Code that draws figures
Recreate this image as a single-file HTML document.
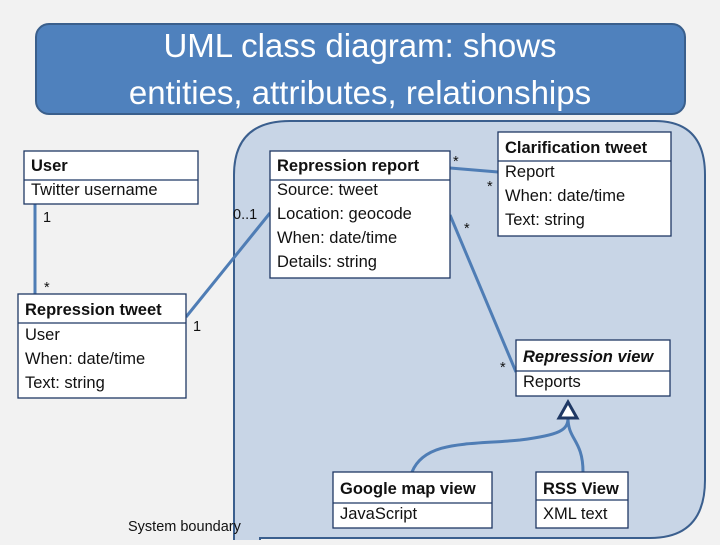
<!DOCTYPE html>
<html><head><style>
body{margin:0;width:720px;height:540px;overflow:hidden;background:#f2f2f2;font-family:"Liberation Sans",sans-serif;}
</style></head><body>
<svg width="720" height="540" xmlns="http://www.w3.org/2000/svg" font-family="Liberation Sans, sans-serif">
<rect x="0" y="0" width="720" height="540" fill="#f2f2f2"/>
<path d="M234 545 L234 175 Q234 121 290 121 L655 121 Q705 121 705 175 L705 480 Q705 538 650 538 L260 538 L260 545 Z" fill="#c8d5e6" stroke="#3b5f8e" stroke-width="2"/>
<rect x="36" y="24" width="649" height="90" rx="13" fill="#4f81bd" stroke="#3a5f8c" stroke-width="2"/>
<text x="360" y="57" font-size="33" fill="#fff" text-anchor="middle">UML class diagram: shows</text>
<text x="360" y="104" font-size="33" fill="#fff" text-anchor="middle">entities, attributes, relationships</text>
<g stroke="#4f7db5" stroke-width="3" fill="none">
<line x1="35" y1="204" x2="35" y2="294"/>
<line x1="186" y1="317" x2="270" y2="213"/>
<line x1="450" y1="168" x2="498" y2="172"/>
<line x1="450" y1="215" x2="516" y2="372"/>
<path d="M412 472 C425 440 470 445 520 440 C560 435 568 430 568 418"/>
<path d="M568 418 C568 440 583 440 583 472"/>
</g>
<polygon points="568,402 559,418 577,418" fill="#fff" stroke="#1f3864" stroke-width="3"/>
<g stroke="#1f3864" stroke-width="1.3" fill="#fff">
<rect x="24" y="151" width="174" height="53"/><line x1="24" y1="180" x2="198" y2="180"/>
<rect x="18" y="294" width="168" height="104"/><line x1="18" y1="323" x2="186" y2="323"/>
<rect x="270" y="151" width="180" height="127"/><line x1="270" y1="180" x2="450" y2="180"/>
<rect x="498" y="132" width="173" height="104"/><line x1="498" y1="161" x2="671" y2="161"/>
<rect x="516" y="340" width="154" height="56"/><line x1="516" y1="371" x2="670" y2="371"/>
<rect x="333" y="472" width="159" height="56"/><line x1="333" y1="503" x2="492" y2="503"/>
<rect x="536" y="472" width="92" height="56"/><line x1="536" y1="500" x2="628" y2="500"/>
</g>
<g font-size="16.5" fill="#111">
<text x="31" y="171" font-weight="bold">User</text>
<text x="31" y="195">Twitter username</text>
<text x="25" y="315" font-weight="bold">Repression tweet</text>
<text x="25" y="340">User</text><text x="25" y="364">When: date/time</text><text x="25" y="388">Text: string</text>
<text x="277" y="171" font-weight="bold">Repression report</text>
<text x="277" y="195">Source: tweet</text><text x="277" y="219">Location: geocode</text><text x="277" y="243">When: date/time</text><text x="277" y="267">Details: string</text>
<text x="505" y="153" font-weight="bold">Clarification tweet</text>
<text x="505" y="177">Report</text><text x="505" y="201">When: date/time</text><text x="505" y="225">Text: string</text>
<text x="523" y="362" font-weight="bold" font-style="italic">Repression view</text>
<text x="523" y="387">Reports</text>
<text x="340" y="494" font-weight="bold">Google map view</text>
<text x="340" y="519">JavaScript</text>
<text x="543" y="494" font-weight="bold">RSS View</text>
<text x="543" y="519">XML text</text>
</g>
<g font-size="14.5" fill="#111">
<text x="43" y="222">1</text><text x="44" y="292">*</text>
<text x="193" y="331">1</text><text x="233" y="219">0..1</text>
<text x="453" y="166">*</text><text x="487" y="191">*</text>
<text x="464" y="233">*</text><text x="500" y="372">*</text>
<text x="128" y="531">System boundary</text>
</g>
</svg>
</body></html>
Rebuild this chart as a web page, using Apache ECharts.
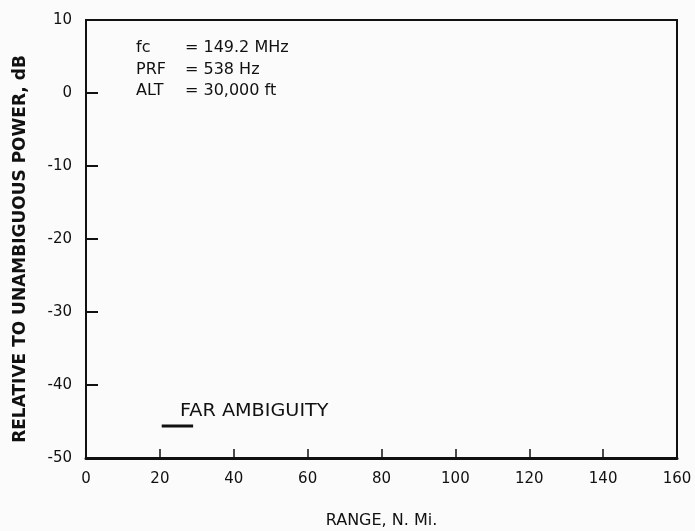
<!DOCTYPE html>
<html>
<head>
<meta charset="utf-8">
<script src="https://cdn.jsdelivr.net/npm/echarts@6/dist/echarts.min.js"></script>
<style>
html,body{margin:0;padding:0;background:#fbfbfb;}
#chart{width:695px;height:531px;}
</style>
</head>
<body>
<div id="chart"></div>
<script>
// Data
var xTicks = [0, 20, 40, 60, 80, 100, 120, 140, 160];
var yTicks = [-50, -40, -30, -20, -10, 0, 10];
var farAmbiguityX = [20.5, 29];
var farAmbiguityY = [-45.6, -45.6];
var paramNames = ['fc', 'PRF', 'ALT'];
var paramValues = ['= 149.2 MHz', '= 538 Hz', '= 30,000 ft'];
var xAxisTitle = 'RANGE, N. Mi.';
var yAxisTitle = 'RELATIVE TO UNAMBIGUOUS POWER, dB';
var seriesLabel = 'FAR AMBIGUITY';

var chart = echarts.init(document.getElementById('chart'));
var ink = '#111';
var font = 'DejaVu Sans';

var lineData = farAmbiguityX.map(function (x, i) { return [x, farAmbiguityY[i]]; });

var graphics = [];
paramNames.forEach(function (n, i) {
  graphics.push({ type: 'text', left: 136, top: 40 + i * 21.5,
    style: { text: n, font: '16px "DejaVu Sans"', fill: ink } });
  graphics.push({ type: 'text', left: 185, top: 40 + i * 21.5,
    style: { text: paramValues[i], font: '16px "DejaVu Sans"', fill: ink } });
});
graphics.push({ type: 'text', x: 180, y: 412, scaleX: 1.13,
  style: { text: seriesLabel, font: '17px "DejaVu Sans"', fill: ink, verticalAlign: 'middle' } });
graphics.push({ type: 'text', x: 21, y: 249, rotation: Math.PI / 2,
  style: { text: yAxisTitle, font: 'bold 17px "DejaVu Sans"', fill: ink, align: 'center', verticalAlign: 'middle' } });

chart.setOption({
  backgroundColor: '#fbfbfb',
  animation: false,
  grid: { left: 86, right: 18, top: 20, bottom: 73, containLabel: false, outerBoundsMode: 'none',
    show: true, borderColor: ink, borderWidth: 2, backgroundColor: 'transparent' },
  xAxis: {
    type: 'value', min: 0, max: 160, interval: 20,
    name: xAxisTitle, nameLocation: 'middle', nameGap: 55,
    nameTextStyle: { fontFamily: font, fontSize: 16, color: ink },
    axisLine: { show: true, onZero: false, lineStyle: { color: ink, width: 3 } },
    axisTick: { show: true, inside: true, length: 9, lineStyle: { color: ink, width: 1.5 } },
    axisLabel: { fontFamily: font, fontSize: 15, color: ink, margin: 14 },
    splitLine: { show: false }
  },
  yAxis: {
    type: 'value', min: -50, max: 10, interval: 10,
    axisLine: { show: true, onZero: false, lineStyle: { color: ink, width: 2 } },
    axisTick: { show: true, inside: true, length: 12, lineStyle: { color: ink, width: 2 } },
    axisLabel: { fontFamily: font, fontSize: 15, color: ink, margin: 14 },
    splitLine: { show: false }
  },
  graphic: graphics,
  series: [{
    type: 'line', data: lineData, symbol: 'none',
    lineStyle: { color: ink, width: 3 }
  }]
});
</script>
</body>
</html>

#### WHAT THE EXERCISE ASKS
Write out word for word the lines above that run from the one with "Rebuild this chart" to the one with "yAxisTitle, font: 'bold". Include both end lines; exclude the images.

#### OUTPUT FOR THIS EXERCISE
Rebuild this chart as a web page, using Apache ECharts.
<!DOCTYPE html>
<html>
<head>
<meta charset="utf-8">
<script src="https://cdn.jsdelivr.net/npm/echarts@6/dist/echarts.min.js"></script>
<style>
html,body{margin:0;padding:0;background:#fbfbfb;}
#chart{width:695px;height:531px;}
</style>
</head>
<body>
<div id="chart"></div>
<script>
// Data
var xTicks = [0, 20, 40, 60, 80, 100, 120, 140, 160];
var yTicks = [-50, -40, -30, -20, -10, 0, 10];
var farAmbiguityX = [20.5, 29];
var farAmbiguityY = [-45.6, -45.6];
var paramNames = ['fc', 'PRF', 'ALT'];
var paramValues = ['= 149.2 MHz', '= 538 Hz', '= 30,000 ft'];
var xAxisTitle = 'RANGE, N. Mi.';
var yAxisTitle = 'RELATIVE TO UNAMBIGUOUS POWER, dB';
var seriesLabel = 'FAR AMBIGUITY';

var chart = echarts.init(document.getElementById('chart'));
var ink = '#111';
var font = 'DejaVu Sans';

var lineData = farAmbiguityX.map(function (x, i) { return [x, farAmbiguityY[i]]; });

var graphics = [];
paramNames.forEach(function (n, i) {
  graphics.push({ type: 'text', left: 136, top: 40 + i * 21.5,
    style: { text: n, font: '16px "DejaVu Sans"', fill: ink } });
  graphics.push({ type: 'text', left: 185, top: 40 + i * 21.5,
    style: { text: paramValues[i], font: '16px "DejaVu Sans"', fill: ink } });
});
graphics.push({ type: 'text', x: 180, y: 412, scaleX: 1.13,
  style: { text: seriesLabel, font: '17px "DejaVu Sans"', fill: ink, verticalAlign: 'middle' } });
graphics.push({ type: 'text', x: 21, y: 249, rotation: Math.PI / 2,
  style: { text: yAxisTitle, font: 'bold 17px "DejaVu Sans"', fill: ink, align: 'center', verticalAlign: 'middle' } });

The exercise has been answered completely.